Canada fields roughly 70,000 active troops. The United States commands 1.3 million, backed by the planet’s most advanced air power, naval firepower and cyber capabilities. Our defense budget towers over theirs—three times their GDP share. A U.S. invasion is not just unlikely; it’s logistically impossible.
Why the fantasy? Canada’s government wants more cash for its military. By conjuring a U.S. threat, Ottawa hopes to pressure Parliament into hiking defense spending from its current 1 percent of GDP. It’s a classic scare tactic—and it won’t work.
Instead of building phony war games, Canada should focus on real challenges: fixing its aging equipment, securing Arctic sovereignty and upholding commitments to peer allies. Counting on German frigates and British jets to rescue you from “Yankee imperialism” doesn’t inspire confidence.
Meanwhile, President Trump has turned north into a strategic priority.

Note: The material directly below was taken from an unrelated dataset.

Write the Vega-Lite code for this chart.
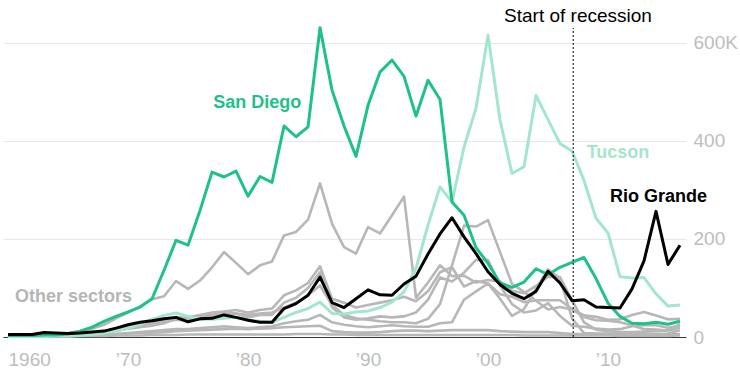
{
  "$schema": "https://vega.github.io/schema/vega-lite/v6.json",
  "width": 683,
  "height": 337,
  "autosize": {"type": "none"},
  "padding": {"left": 3, "top": 0, "right": 54, "bottom": 44},
  "background": "white",
  "config": {"view": {"stroke": null}, "font": "Liberation Sans"},
  "datasets": {
    "sectors": [
      {"year":1960,"SD":3,"TU":1,"RG":5,"EP":4,"LA":2,"DR":3,"EC":2,"YU":1,"MA":1,"OT":1},
      {"year":1961,"SD":3,"TU":1,"RG":5,"EP":4,"LA":2,"DR":3,"EC":2,"YU":1,"MA":1,"OT":1},
      {"year":1962,"SD":3,"TU":1,"RG":5,"EP":5,"LA":3,"DR":4,"EC":2,"YU":1,"MA":1,"OT":1},
      {"year":1963,"SD":4,"TU":1,"RG":9,"EP":5,"LA":3,"DR":4,"EC":3,"YU":1,"MA":2,"OT":1},
      {"year":1964,"SD":4,"TU":2,"RG":8,"EP":6,"LA":4,"DR":5,"EC":3,"YU":2,"MA":2,"OT":1},
      {"year":1965,"SD":6,"TU":2,"RG":7,"EP":8,"LA":5,"DR":6,"EC":4,"YU":2,"MA":2,"OT":1},
      {"year":1966,"SD":12,"TU":3,"RG":8,"EP":12,"LA":6,"DR":7,"EC":6,"YU":3,"MA":3,"OT":2},
      {"year":1967,"SD":20,"TU":5,"RG":10,"EP":17,"LA":8,"DR":9,"EC":8,"YU":4,"MA":4,"OT":2},
      {"year":1968,"SD":32,"TU":8,"RG":12,"EP":25,"LA":10,"DR":12,"EC":12,"YU":5,"MA":5,"OT":2},
      {"year":1969,"SD":42,"TU":12,"RG":18,"EP":38,"LA":13,"DR":15,"EC":16,"YU":6,"MA":6,"OT":3},
      {"year":1970,"SD":51,"TU":18,"RG":25,"EP":50,"LA":17,"DR":18,"EC":20,"YU":8,"MA":7,"OT":3},
      {"year":1971,"SD":61,"TU":26,"RG":30,"EP":62,"LA":20,"DR":22,"EC":24,"YU":10,"MA":8,"OT":3},
      {"year":1972,"SD":78,"TU":36,"RG":33,"EP":77,"LA":23,"DR":25,"EC":28,"YU":12,"MA":9,"OT":4},
      {"year":1973,"SD":136,"TU":44,"RG":37,"EP":83,"LA":28,"DR":30,"EC":35,"YU":14,"MA":10,"OT":4},
      {"year":1974,"SD":197,"TU":49,"RG":40,"EP":114,"LA":38,"DR":35,"EC":40,"YU":16,"MA":12,"OT":4},
      {"year":1975,"SD":187,"TU":42,"RG":31,"EP":98,"LA":40,"DR":33,"EC":38,"YU":16,"MA":13,"OT":5},
      {"year":1976,"SD":258,"TU":36,"RG":37,"EP":115,"LA":45,"DR":38,"EC":42,"YU":18,"MA":14,"OT":5},
      {"year":1977,"SD":336,"TU":36,"RG":38,"EP":142,"LA":50,"DR":42,"EC":45,"YU":20,"MA":15,"OT":5},
      {"year":1978,"SD":326,"TU":38,"RG":45,"EP":173,"LA":52,"DR":45,"EC":50,"YU":22,"MA":16,"OT":5},
      {"year":1979,"SD":338,"TU":40,"RG":40,"EP":151,"LA":55,"DR":48,"EC":48,"YU":20,"MA":17,"OT":5},
      {"year":1980,"SD":287,"TU":35,"RG":34,"EP":128,"LA":50,"DR":40,"EC":45,"YU":18,"MA":16,"OT":5},
      {"year":1981,"SD":327,"TU":32,"RG":30,"EP":146,"LA":55,"DR":45,"EC":48,"YU":20,"MA":17,"OT":5},
      {"year":1982,"SD":315,"TU":30,"RG":30,"EP":154,"LA":58,"DR":45,"EC":50,"YU":22,"MA":18,"OT":5},
      {"year":1983,"SD":430,"TU":40,"RG":58,"EP":207,"LA":85,"DR":70,"EC":60,"YU":28,"MA":20,"OT":5},
      {"year":1984,"SD":408,"TU":50,"RG":68,"EP":214,"LA":95,"DR":80,"EC":70,"YU":32,"MA":21,"OT":6},
      {"year":1985,"SD":428,"TU":58,"RG":85,"EP":239,"LA":110,"DR":100,"EC":85,"YU":35,"MA":22,"OT":6},
      {"year":1986,"SD":630,"TU":71,"RG":122,"EP":313,"LA":144,"DR":132,"EC":105,"YU":45,"MA":23,"OT":6},
      {"year":1987,"SD":503,"TU":48,"RG":70,"EP":231,"LA":78,"DR":60,"EC":65,"YU":30,"MA":12,"OT":5},
      {"year":1988,"SD":430,"TU":47,"RG":60,"EP":183,"LA":70,"DR":40,"EC":45,"YU":25,"MA":10,"OT":5},
      {"year":1989,"SD":368,"TU":51,"RG":78,"EP":170,"LA":60,"DR":35,"EC":38,"YU":22,"MA":9,"OT":4},
      {"year":1990,"SD":472,"TU":53,"RG":96,"EP":224,"LA":65,"DR":38,"EC":35,"YU":20,"MA":9,"OT":4},
      {"year":1991,"SD":540,"TU":60,"RG":86,"EP":211,"LA":70,"DR":42,"EC":32,"YU":22,"MA":10,"OT":4},
      {"year":1992,"SD":564,"TU":71,"RG":85,"EP":248,"LA":75,"DR":40,"EC":30,"YU":24,"MA":12,"OT":4},
      {"year":1993,"SD":531,"TU":92,"RG":108,"EP":286,"LA":82,"DR":42,"EC":30,"YU":22,"MA":13,"OT":4},
      {"year":1994,"SD":450,"TU":140,"RG":124,"EP":80,"LA":73,"DR":50,"EC":28,"YU":21,"MA":13,"OT":4},
      {"year":1995,"SD":523,"TU":228,"RG":169,"EP":111,"LA":93,"DR":76,"EC":37,"YU":21,"MA":12,"OT":4},
      {"year":1996,"SD":484,"TU":306,"RG":210,"EP":146,"LA":132,"DR":121,"EC":67,"YU":28,"MA":13,"OT":4},
      {"year":1997,"SD":275,"TU":275,"RG":243,"EP":124,"LA":142,"DR":113,"EC":146,"YU":30,"MA":14,"OT":4},
      {"year":1998,"SD":248,"TU":387,"RG":204,"EP":125,"LA":103,"DR":131,"EC":227,"YU":76,"MA":14,"OT":4},
      {"year":1999,"SD":182,"TU":466,"RG":170,"EP":111,"LA":114,"DR":157,"EC":225,"YU":93,"MA":14,"OT":4},
      {"year":2000,"SD":150,"TU":615,"RG":133,"EP":116,"LA":109,"DR":157,"EC":238,"YU":109,"MA":14,"OT":4},
      {"year":2001,"SD":110,"TU":442,"RG":107,"EP":113,"LA":87,"DR":105,"EC":173,"YU":78,"MA":12,"OT":4},
      {"year":2002,"SD":101,"TU":333,"RG":89,"EP":94,"LA":82,"DR":67,"EC":108,"YU":43,"MA":11,"OT":4},
      {"year":2003,"SD":112,"TU":347,"RG":78,"EP":89,"LA":71,"DR":50,"EC":92,"YU":57,"MA":10,"OT":3},
      {"year":2004,"SD":139,"TU":492,"RG":93,"EP":104,"LA":75,"DR":54,"EC":74,"YU":98,"MA":10,"OT":3},
      {"year":2005,"SD":127,"TU":443,"RG":134,"EP":123,"LA":75,"DR":69,"EC":56,"YU":138,"MA":10,"OT":3},
      {"year":2006,"SD":142,"TU":394,"RG":110,"EP":122,"LA":75,"DR":43,"EC":61,"YU":119,"MA":8,"OT":3},
      {"year":2007,"SD":152,"TU":379,"RG":74,"EP":75,"LA":57,"DR":23,"EC":56,"YU":38,"MA":6,"OT":3},
      {"year":2008,"SD":162,"TU":319,"RG":76,"EP":30,"LA":44,"DR":21,"EC":41,"YU":8,"MA":6,"OT":3},
      {"year":2009,"SD":119,"TU":242,"RG":61,"EP":15,"LA":41,"DR":17,"EC":34,"YU":7,"MA":6,"OT":3},
      {"year":2010,"SD":69,"TU":212,"RG":60,"EP":12,"LA":35,"DR":15,"EC":33,"YU":7,"MA":5,"OT":3},
      {"year":2011,"SD":42,"TU":123,"RG":59,"EP":10,"LA":36,"DR":16,"EC":30,"YU":6,"MA":4,"OT":2},
      {"year":2012,"SD":28,"TU":120,"RG":98,"EP":10,"LA":45,"DR":22,"EC":24,"YU":7,"MA":4,"OT":2},
      {"year":2013,"SD":27,"TU":121,"RG":155,"EP":11,"LA":51,"DR":24,"EC":16,"YU":6,"MA":4,"OT":2},
      {"year":2014,"SD":30,"TU":88,"RG":256,"EP":12,"LA":44,"DR":24,"EC":15,"YU":6,"MA":4,"OT":2},
      {"year":2015,"SD":26,"TU":63,"RG":148,"EP":14,"LA":36,"DR":19,"EC":13,"YU":7,"MA":5,"OT":2},
      {"year":2016,"SD":32,"TU":65,"RG":187,"EP":26,"LA":37,"DR":23,"EC":19,"YU":14,"MA":6,"OT":3}
    ]
  },
  "data": {"name": "sectors"},
  "encoding": {
    "x": {
      "field": "year", "type": "quantitative",
      "scale": {"domain": [1959.58, 2016.5], "nice": false, "zero": false},
      "axis": {
        "title": null, "values": [1960, 1970, 1980, 1990, 2000, 2010],
        "labelExpr": "datum.value == 1960 ? '1960' : '\u2019' + slice(toString(datum.value), 2)",
        "labelAlign": {"expr": "datum.value == 1960 ? 'left' : 'center'"},
        "grid": false, "ticks": false, "domain": true, "domainColor": "#3a3a3a", "domainWidth": 1,
        "labelColor": "#bdbdbd", "labelFontSize": 19, "labelPadding": 13, "labelFont": "Liberation Sans"
      }
    },
    "y": {
      "type": "quantitative",
      "scale": {"domain": [0, 686.6], "nice": false, "zero": true},
      "axis": {
        "title": null, "orient": "right", "values": [0, 200, 400, 600],
        "labelExpr": "datum.value == 600 ? '600K' : datum.label",
        "grid": true, "gridColor": "#e8e8e8", "gridWidth": 1, "ticks": false, "domain": false,
        "labelColor": "#bdbdbd", "labelFontSize": 19, "labelPadding": 7, "labelAlign": "left", "labelBaseline": "middle",
        "labelFont": "Liberation Sans"
      }
    }
  },
  "layer": [
    {
      "transform": [{"fold": ["EP", "LA", "DR", "EC", "YU", "MA", "OT"], "as": ["sector", "value"]}],
      "mark": {"type": "line", "color": "#b7b7b7", "strokeWidth": 2.6, "strokeJoin": "round"},
      "encoding": {"y": {"field": "value", "type": "quantitative"}, "detail": {"field": "sector"}}
    },
    {
      "mark": {"type": "line", "color": "#a3e6cd", "strokeWidth": 3, "strokeJoin": "round"},
      "encoding": {"y": {"field": "TU", "type": "quantitative"}}
    },
    {
      "mark": {"type": "line", "color": "#1fc18a", "strokeWidth": 3, "strokeJoin": "round"},
      "encoding": {"y": {"field": "SD", "type": "quantitative"}}
    },
    {
      "mark": {"type": "line", "color": "#000000", "strokeWidth": 3, "strokeJoin": "round"},
      "encoding": {"y": {"field": "RG", "type": "quantitative"}}
    },
    {
      "data": {"values": [{"event": "Start of recession", "year": 2007.1, "low": 0, "high": 629.6}]},
      "mark": {"type": "rule", "color": "#000000", "strokeWidth": 1, "strokeDash": [2, 2]},
      "encoding": {"y": {"field": "low", "type": "quantitative"}, "y2": {"field": "high"}}
    },
    {
      "data": {"values": [{"label": "Start of recession", "year": 2007.5, "value": 642}]},
      "mark": {"type": "text", "align": "center", "baseline": "alphabetic", "fontSize": 19, "color": "#000000", "font": "Liberation Sans"},
      "encoding": {"y": {"field": "value", "type": "quantitative"}, "text": {"field": "label"}}
    },
    {
      "data": {"values": [{"label": "San Diego", "year": 1977.1, "value": 466}]},
      "mark": {"type": "text", "align": "left", "baseline": "alphabetic", "fontSize": 18, "fontWeight": "bold", "color": "#1fc18a", "font": "Liberation Sans"},
      "encoding": {"y": {"field": "value", "type": "quantitative"}, "text": {"field": "label"}}
    },
    {
      "data": {"values": [{"label": "Tucson", "year": 2008.22, "value": 364}]},
      "mark": {"type": "text", "align": "left", "baseline": "alphabetic", "fontSize": 18, "fontWeight": "bold", "color": "#a3e6cd", "font": "Liberation Sans"},
      "encoding": {"y": {"field": "value", "type": "quantitative"}, "text": {"field": "label"}}
    },
    {
      "data": {"values": [{"label": "Rio Grande", "year": 2010.17, "value": 275.7}]},
      "mark": {"type": "text", "align": "left", "baseline": "alphabetic", "fontSize": 18, "fontWeight": "bold", "color": "#000000", "font": "Liberation Sans"},
      "encoding": {"y": {"field": "value", "type": "quantitative"}, "text": {"field": "label"}}
    },
    {
      "data": {"values": [{"label": "Other sectors", "year": 1960.58, "value": 71.9}]},
      "mark": {"type": "text", "align": "left", "baseline": "alphabetic", "fontSize": 18, "fontWeight": "bold", "color": "#b5b5b5", "font": "Liberation Sans"},
      "encoding": {"y": {"field": "value", "type": "quantitative"}, "text": {"field": "label"}}
    }
  ]
}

He’s floated making Canada the 51st state and proposed transferring our new “Golden Dome” missile shield to Ottawa—for a small fee. He’s even taken bids on Greenland and Venezuela, mapping out an American hemisphere that secures vital Arctic and Caribbean gateways.
NORAD aircraft from the U.S. and Canada will patrol Greenland skies this week, reinforcing North America’s defense perimeter. Our joint command remains ironclad. We share sensors, fighters and missile interceptors to deter any real threat—foreign or domestic.
Canada’s invasion scenario is theater, not policy. The U.S. will never invade its neighbor. Our armies train side by side, our economies are intertwined, and our people live in each other’s cities. Any suggestion otherwise is sleight of hand by defense hawks in Ottawa.
In the end, Canada’s phantom U.S. threat collapses under simple facts: America’s military power is unmatched, our border defenses are second to none, and our alliance is a pillar of Western security. Canada would be wise to abandon its daydreams and invest in genuine capabilities—before fantasy costs them even more credibility.